Both the line containing "Clone this chart in matplotlib." and the line containing "plt.rcParams['font.family'] = ['Liberation" belong in the copy, as do all lines between them, copied exactly; pictures do not.

• [Exercise data]:
— START —
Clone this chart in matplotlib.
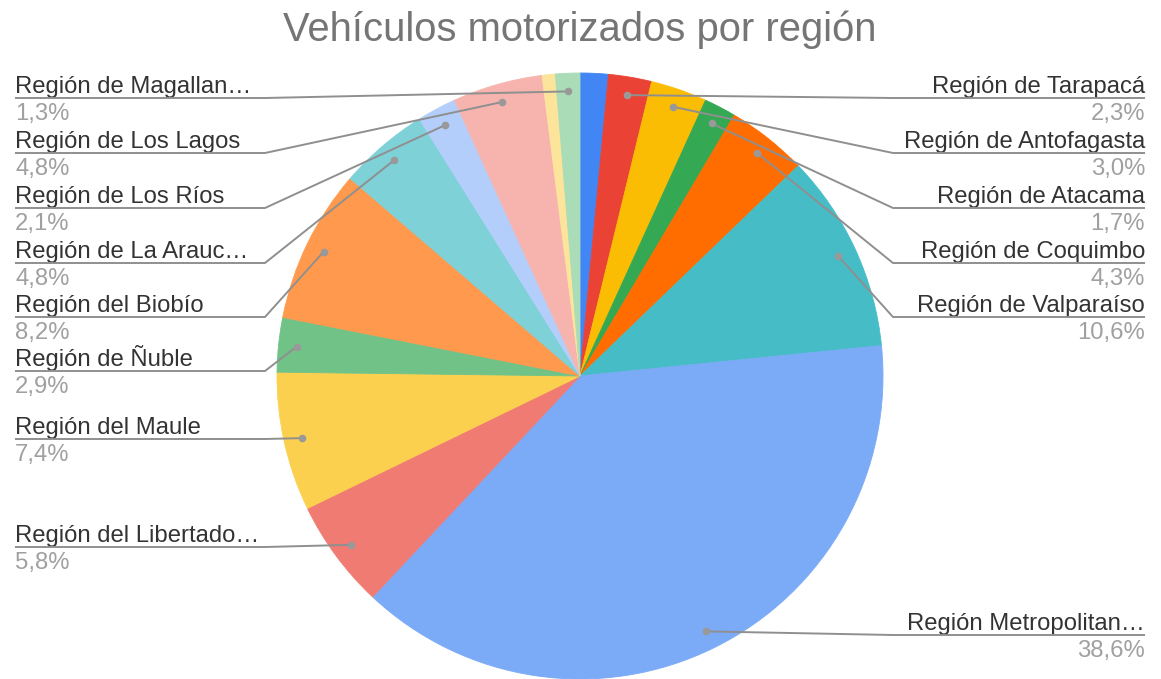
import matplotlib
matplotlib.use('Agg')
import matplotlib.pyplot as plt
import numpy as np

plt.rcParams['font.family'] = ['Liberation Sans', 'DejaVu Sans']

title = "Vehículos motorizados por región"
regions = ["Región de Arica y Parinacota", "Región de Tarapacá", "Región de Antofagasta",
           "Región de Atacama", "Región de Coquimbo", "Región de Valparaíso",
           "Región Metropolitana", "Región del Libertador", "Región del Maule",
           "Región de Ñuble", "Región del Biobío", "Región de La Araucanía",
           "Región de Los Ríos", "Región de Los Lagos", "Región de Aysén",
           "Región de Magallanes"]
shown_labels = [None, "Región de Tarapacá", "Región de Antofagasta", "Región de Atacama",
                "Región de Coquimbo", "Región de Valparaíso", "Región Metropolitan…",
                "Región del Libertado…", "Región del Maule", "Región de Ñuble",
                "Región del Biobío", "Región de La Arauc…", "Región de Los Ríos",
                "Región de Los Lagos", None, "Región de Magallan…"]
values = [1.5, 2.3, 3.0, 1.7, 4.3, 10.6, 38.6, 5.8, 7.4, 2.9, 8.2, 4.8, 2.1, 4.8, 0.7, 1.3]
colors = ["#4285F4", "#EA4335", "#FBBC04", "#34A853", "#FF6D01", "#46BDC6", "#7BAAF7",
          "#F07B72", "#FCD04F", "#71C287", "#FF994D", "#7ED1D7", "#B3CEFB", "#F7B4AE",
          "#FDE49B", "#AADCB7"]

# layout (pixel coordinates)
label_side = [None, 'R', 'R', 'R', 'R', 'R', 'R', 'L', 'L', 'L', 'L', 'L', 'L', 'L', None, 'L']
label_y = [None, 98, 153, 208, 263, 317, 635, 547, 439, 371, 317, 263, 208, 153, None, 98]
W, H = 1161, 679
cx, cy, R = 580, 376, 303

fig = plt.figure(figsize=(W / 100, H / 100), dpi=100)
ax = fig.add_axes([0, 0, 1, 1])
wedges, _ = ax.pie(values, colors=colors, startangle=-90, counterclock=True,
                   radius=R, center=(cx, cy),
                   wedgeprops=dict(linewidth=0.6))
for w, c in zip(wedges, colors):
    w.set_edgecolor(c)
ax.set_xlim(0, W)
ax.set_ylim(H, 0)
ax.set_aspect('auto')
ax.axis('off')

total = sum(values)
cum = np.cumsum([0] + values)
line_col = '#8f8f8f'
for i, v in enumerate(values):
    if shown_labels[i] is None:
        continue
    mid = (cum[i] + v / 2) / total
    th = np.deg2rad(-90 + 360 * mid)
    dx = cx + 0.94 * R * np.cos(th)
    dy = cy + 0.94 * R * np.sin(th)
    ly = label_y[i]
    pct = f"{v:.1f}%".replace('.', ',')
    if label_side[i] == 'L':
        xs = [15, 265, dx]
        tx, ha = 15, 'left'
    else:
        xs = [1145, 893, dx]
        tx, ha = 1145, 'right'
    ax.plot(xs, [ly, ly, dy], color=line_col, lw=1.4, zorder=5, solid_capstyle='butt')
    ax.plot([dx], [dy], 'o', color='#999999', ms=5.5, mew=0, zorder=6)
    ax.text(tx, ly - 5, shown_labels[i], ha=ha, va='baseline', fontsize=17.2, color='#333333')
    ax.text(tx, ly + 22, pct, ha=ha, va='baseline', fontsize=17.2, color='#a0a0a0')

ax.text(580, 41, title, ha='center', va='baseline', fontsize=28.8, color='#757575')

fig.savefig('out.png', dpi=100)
— END —
— START —
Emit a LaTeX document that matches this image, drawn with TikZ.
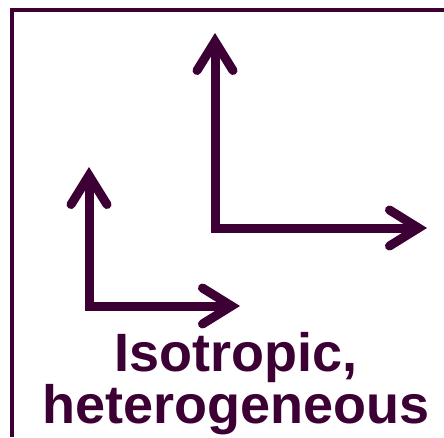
— END —
• [Worked solution]:
Clone this chart in matplotlib.
import matplotlib
matplotlib.use('Agg')
import matplotlib.pyplot as plt
import numpy as np

plt.rcParams['font.family'] = ['Liberation Sans', 'DejaVu Sans']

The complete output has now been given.